IV.
His deeds, his social love (so will the nine,
Proud to spread wide the praise
Of friendship and of friendly Jove) shall shine
With ever-living rays.
This moralizing humour, so prevalent in those times, is, I dare be confident, the true source of the sententious cast of the Greek dramatic writers, as well as of that sober air of moral, which, to the no small disgust of modern writers, is spread over all their poets.
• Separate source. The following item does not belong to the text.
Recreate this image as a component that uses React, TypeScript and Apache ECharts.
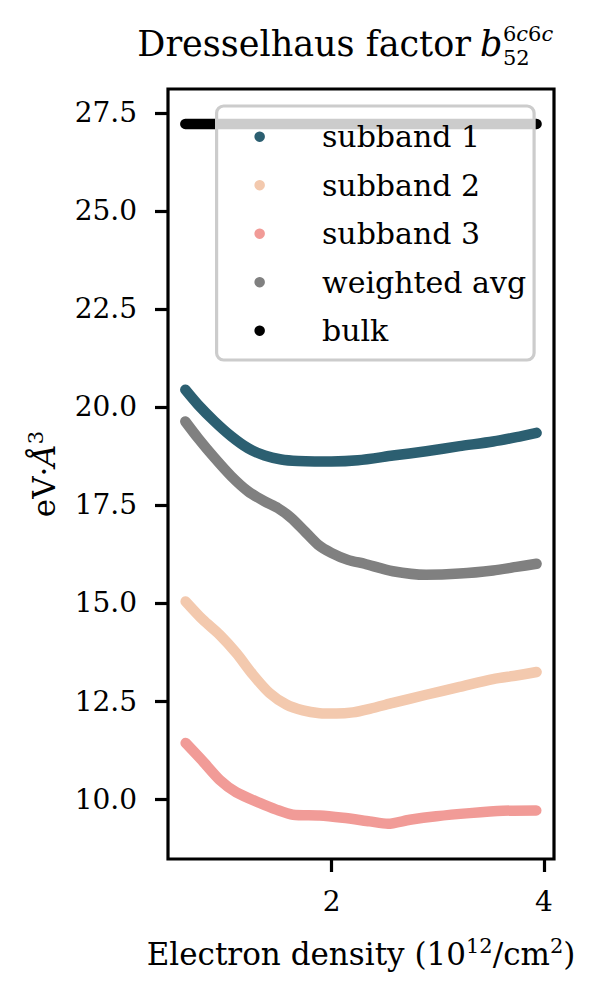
import React, { useEffect, useRef } from "react";
import * as echarts from "echarts";

// Electron density (10^12/cm^2) vs. b52 (eV·Å^3)
const subband1: [number, number][] = [
  [0.622, 20.44], [0.741, 20.06], [0.898, 19.63], [1.056, 19.25], [1.212, 18.95],
  [1.369, 18.76], [1.526, 18.66], [1.683, 18.62], [1.84, 18.61], [1.997, 18.61],
  [2.248, 18.64], [2.577, 18.76], [2.89, 18.87], [3.205, 19.0], [3.52, 19.12],
  [3.74, 19.23], [3.93, 19.34],
];
const subband2: [number, number][] = [
  [0.625, 15.04], [0.788, 14.57], [0.945, 14.19], [1.103, 13.72], [1.259, 13.17],
  [1.416, 12.7], [1.573, 12.41], [1.73, 12.26], [1.887, 12.19], [2.044, 12.18],
  [2.2, 12.21], [2.358, 12.3], [2.577, 12.45], [2.89, 12.66], [3.205, 12.86],
  [3.52, 13.06], [3.74, 13.15], [3.93, 13.24],
];
const subband3: [number, number][] = [
  [0.625, 11.43], [0.788, 10.96], [0.945, 10.49], [1.103, 10.17], [1.322, 9.9],
  [1.479, 9.73], [1.636, 9.6], [1.887, 9.58], [2.106, 9.52], [2.358, 9.43],
  [2.53, 9.37], [2.736, 9.47], [2.986, 9.56], [3.3, 9.64], [3.613, 9.7], [3.927, 9.71],
];
const weightedAvg: [number, number][] = [
  [0.622, 19.63], [0.741, 19.21], [0.898, 18.7], [1.056, 18.23], [1.212, 17.85],
  [1.369, 17.59], [1.494, 17.42], [1.62, 17.17], [1.746, 16.83], [1.871, 16.49],
  [1.997, 16.28], [2.153, 16.1], [2.31, 16.0], [2.577, 15.81], [2.89, 15.72],
  [3.205, 15.75], [3.52, 15.83], [3.74, 15.92], [3.93, 16.0],
];
const bulk: [number, number][] = [
  [0.622, 27.22], [1.0, 27.22], [1.5, 27.22], [2.0, 27.22], [2.5, 27.22],
  [3.0, 27.22], [3.5, 27.22], [3.93, 27.22],
];

const xTicks = [2, 4];
const yTicks = [10, 12.5, 15, 17.5, 20, 22.5, 25, 27.5];

const seriesNames = ["subband 1", "subband 2", "subband 3", "weighted avg", "bulk"];
const seriesColors = ["#2c5f71", "#f3c9ae", "#f19b97", "#808080", "#000000"];

const FONT = "DejaVu Serif";

export default function App() {
  const ref = useRef<HTMLDivElement>(null);

  useEffect(() => {
    document.body.style.margin = "0";
    if (!ref.current) return;
    const chart = echarts.init(ref.current, undefined, { renderer: "svg" });
    const datasets = [subband1, subband2, subband3, weightedAvg, bulk];

    const richLabel = {
      a: { fontFamily: FONT, fontSize: 31, lineHeight: 38, color: "#000" },
      i: { fontFamily: FONT, fontSize: 31, lineHeight: 38, fontStyle: "italic", color: "#000" },
      s: { fontFamily: FONT, fontSize: 21, lineHeight: 21, verticalAlign: "top", color: "#000" },
    };

    const option: any = {
      animation: false,
      backgroundColor: "#ffffff",
      grid: {
        left: 168,
        right: 56,
        top: 89,
        bottom: 141,
        show: true,
        borderColor: "#000",
        borderWidth: 3.2,
        backgroundColor: "transparent",
      },
      xAxis: {
        type: "value",
        min: 0.459,
        max: 4.094,
        axisLine: { show: false },
        splitLine: { show: false },
        axisTick: {
          show: true,
          length: 13,
          lineStyle: { color: "#000", width: 3.2 },
          customValues: xTicks,
        },
        axisLabel: {
          show: true,
          margin: 28,
          fontFamily: FONT,
          fontSize: 28,
          color: "#000",
          customValues: xTicks,
          formatter: (v: number) => String(v),
        },
        name: "{a|Electron density (10}{s|12}{a|/cm}{s|2}{a|)}",
        nameLocation: "middle",
        nameGap: 76,
        nameTextStyle: { fontFamily: FONT, fontSize: 31, color: "#000", rich: richLabel },
      },
      yAxis: {
        type: "value",
        min: 8.47,
        max: 28.11,
        axisLine: { show: false },
        splitLine: { show: false },
        axisTick: {
          show: true,
          length: 13,
          lineStyle: { color: "#000", width: 3.2 },
          customValues: yTicks,
        },
        axisLabel: {
          show: true,
          margin: 31,
          fontFamily: FONT,
          fontSize: 28,
          color: "#000",
          customValues: yTicks,
          formatter: (v: number) => v.toFixed(1),
        },
        name: "{a|eV·}{i|Å}{s|3}",
        nameLocation: "middle",
        nameRotate: 90,
        nameGap: 105,
        nameTextStyle: { fontFamily: FONT, fontSize: 31, color: "#000", rich: richLabel },
      },
      legend: {
        orient: "vertical",
        left: 216.6,
        top: 106,
        padding: [15.7, 8, 14.3, 37.8],
        itemWidth: 20,
        itemHeight: 10.5,
        itemGap: 18.5,
        icon: "circle",
        backgroundColor: "rgba(255,255,255,0.8)",
        borderColor: "#cccccc",
        borderWidth: 3.2,
        borderRadius: 7,
        selectedMode: false,
        z: 10,
        textStyle: {
          fontFamily: FONT,
          fontSize: 30,
          color: "#000",
          lineHeight: 30,
          padding: [0, 0, 0, 47.3],
        },
        data: seriesNames,
      },
      graphic: [
        {
          type: "text",
          x: 471,
          y: 56 - 0.346 * 35,
          style: {
            text: "Dresselhaus factor",
            fontFamily: FONT,
            fontSize: 35,
            fill: "#000",
            textAlign: "right",
            align: "right",
            textVerticalAlign: "middle",
            verticalAlign: "middle",
          },
        },
        {
          type: "text",
          x: 480,
          y: 56 - 0.346 * 35,
          style: {
            text: "b",
            fontFamily: FONT,
            fontSize: 35,
            fontStyle: "italic",
            fill: "#000",
            textAlign: "left",
            align: "left",
            textVerticalAlign: "middle",
            verticalAlign: "middle",
          },
        },
        {
          type: "text",
          x: 503,
          y: 45.75,
          style: {
            text: "{n|6}{i|c}{n|6}{i|c}\n{n|52}",
            fontFamily: FONT,
            fontSize: 21,
            lineHeight: 24.5,
            fill: "#000",
            textAlign: "left",
            align: "left",
            textVerticalAlign: "middle",
            verticalAlign: "middle",
            rich: {
              n: { fontFamily: FONT, fontSize: 21, lineHeight: 24.5, fill: "#000", color: "#000" },
              i: { fontFamily: FONT, fontSize: 21, lineHeight: 24.5, fontStyle: "italic", fill: "#000", color: "#000" },
            },
          },
        },
      ],
      series: datasets.map((d, i) => ({
        type: "line",
        name: seriesNames[i],
        data: d,
        symbol: "none",
        showSymbol: false,
        smooth: i === 4 ? false : 0.25,
        silent: true,
        z: 2 + i * 0.01,
        itemStyle: { color: seriesColors[i] },
        lineStyle: { color: seriesColors[i], width: 10.5, cap: "round", join: "round" },
        emphasis: { disabled: true },
      })),
    };

    chart.setOption(option);
    return () => chart.dispose();
  }, []);

  return (
    <div
      ref={ref}
      style={{ position: "absolute", left: 0, top: 0, width: 610, height: 1000 }}
    />
  );
}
Not but there would be some difference in those poets themselves, and in proportion as they had been more or less conversant in the Academy, would be their relish of this moral mode; as is clearly seen in the case of Euripides, that philosopher of the stage, as the Athenians called him, and who is characterized by Quinctilian, as sententiis densus, et in iis, quæ a sapientibus tradita sunt, pæne ipsis par. [L. x. c. 1.] Yet still the fashion was so general, that no commerce of the world could avoid, or wholly get clear of it; and therefore Sophocles, though his engagements in the state kept him at a greater distance from the schools, had yet his share of this philosophical humour. Now this apology for the practice of the Greek poets doth by no means extend to the Roman; Philosophy having been very late, and never generally, the taste of Rome.
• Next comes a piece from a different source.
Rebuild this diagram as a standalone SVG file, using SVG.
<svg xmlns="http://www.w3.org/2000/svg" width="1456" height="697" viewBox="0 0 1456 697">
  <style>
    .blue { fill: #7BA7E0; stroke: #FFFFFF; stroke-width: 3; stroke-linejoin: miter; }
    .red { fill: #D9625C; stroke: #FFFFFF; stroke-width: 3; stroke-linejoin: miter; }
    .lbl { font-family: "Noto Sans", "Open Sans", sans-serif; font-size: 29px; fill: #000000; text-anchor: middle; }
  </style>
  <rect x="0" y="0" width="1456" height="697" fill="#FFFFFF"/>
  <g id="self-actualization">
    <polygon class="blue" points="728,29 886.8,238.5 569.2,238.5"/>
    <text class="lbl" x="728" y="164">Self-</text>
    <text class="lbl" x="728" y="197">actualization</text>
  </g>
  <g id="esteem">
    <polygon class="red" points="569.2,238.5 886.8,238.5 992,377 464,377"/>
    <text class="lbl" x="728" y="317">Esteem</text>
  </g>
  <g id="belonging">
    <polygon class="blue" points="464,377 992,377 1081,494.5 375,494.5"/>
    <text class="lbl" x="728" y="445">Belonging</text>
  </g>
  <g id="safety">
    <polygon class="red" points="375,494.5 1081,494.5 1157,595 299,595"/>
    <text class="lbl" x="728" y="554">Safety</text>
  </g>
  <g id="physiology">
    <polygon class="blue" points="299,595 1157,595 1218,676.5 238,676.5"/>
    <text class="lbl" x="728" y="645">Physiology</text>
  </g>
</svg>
Cicero says, Philosophia quidem tantum abest ut proinde, ac de hominum est vitâ merita, laudetur, ut a plerisque neglecta, a multis etiam vituperetur. In another place he tells us, that in his time Aristotle was not much known, or read, even by the philosophers themselves. [Cic. Top. sub init.]
And, though in the age of Seneca, Sentences, we know, were much in use, yet the cast and turn of them evidently shew them to have been the affectation of the lettered few, and not the general mode and practice of the time. For the quaintness, in which Seneca’s aphorisms are dressed, manifestly speaks the labour and artifice of the closet, and is just the reverse of that easy, simple expression, which cloaths them in the Greek poets, thus demonstrating their familiar currency in common life. Under any other circumstances than these, the practice, as was observed, must be unquestionably faulty; except only in the chorus, where for the reason before given, it may always, with good advantage, be employed.
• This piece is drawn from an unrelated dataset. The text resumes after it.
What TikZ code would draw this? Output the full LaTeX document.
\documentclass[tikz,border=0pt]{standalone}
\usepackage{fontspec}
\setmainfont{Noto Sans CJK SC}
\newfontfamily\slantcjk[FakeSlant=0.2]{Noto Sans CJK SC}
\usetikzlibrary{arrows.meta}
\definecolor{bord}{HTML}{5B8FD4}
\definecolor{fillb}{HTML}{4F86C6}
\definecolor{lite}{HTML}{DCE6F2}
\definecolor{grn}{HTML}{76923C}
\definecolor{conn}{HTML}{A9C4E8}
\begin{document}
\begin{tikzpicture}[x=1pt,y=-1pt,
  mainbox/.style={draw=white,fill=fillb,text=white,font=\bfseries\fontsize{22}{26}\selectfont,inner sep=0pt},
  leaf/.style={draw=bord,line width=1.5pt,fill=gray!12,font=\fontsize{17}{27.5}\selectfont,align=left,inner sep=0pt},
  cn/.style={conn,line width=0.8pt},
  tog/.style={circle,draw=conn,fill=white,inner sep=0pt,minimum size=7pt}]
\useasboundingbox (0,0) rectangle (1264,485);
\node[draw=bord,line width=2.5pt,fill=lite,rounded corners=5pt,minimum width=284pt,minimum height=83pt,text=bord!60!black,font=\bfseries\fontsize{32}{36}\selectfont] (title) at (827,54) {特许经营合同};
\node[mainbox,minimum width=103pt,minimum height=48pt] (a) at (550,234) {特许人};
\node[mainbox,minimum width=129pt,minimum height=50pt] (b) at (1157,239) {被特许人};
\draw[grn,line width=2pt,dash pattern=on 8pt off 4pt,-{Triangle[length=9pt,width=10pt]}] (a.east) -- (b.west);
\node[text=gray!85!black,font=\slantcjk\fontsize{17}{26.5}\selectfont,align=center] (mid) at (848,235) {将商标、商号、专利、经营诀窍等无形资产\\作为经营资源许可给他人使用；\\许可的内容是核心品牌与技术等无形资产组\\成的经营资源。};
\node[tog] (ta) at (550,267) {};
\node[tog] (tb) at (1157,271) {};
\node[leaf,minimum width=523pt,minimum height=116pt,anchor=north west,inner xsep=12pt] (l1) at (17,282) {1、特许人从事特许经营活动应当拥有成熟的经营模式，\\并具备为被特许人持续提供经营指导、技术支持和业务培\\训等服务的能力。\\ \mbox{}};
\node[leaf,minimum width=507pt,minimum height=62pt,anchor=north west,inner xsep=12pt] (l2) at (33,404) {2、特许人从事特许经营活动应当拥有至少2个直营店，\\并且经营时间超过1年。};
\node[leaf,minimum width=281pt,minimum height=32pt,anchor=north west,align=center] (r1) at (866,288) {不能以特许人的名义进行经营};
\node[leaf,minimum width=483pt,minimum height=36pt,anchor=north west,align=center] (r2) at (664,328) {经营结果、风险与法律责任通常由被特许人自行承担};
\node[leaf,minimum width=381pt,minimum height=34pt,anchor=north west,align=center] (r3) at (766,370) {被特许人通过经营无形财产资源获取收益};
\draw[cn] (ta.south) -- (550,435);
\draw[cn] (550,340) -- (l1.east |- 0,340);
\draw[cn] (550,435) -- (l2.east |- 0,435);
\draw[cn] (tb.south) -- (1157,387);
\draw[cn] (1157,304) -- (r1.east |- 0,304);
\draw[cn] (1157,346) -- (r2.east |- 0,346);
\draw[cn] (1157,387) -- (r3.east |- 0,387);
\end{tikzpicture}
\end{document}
220. Carmine qui tragico, &c.] The connexion with v. 201, from whence the poet had digressed, is worth observing. The digression had been taken up in describing the improved state of dramatic music; the application of which to the case of tragedy, brings him round again to his subject, the tragic chorus; to which alone, as hath been observed, the two last lines refer. This too is the finest preparation of what follows. For to have passed on directly from the tibia to the satyrs, had been abrupt and inartificial; but from tragedy, the transition is easy, the satyrs being a species of the tragic drama. That it was so accounted may be seen from the following passage in Ovid,
Est et in obscænos deflexa tragædia risus,
Multaque præteriti verba pudoris habet.
Trist. l. ii. v. 409.
For the tragedy, here referred to, cannot be the regular Roman tragedy. That he had distinctly considered before, and, besides, it in no age admitted, much less in this, of which we are speaking, so intolerable a mixture. As little can it be understood of the proper Atellane fable, for besides that Ovid is here considering the Greek drama only, the Atellane was ever regarded as a species, not of tragedy, but comedy: The authority of Donatus is very express; “Comædiarum formæ sunt tres: Palliatæ, Togatæ, Atellanæ, salibus et jocis compositæ, quæ in se non habent nisi vetustam elegantiam.” [Prol. in Terent.] And Athenæus [l. vi.] speaking of some pieces of this sort, which L. Sylla had composed, calls them σατυρικὰς κωμῳδίας, satyric comedies; comedies, because, ss Donatus says, “salibus et jocis compositæ:” and satyric, not that satyrs were introduced in them, but, according to Diomedes, from their being “argumentis dictisque similes satyricis fabulis Græcis.” Of what then can Ovid be understood to speak, but the true satyric piece, which was always esteemed, and, as appears from the Cyclops, in fact is, what Demetrius [περὶ ἑρμηνείας] elegantly calls it, τραγῳδία παιζούση, a lighter kind of tragedy; the very name, which Horace, as well as Ovid in this place, gives to it? But this is further clear from the instance quoted by Ovid, of this loose tragedy; for he proceeds:
Nec nocet autori, mollem qui fecit Achillem,
Infregisse suis fortia facta modis.
which well agrees to the idea of a satyric piece, and, as Vossius takes notice, seems to be the very same subject, which Athenæus and others tell us, Sophocles had work’d into a satyric tragedy, under the title of Ἀχιλλέως ἐρασταί.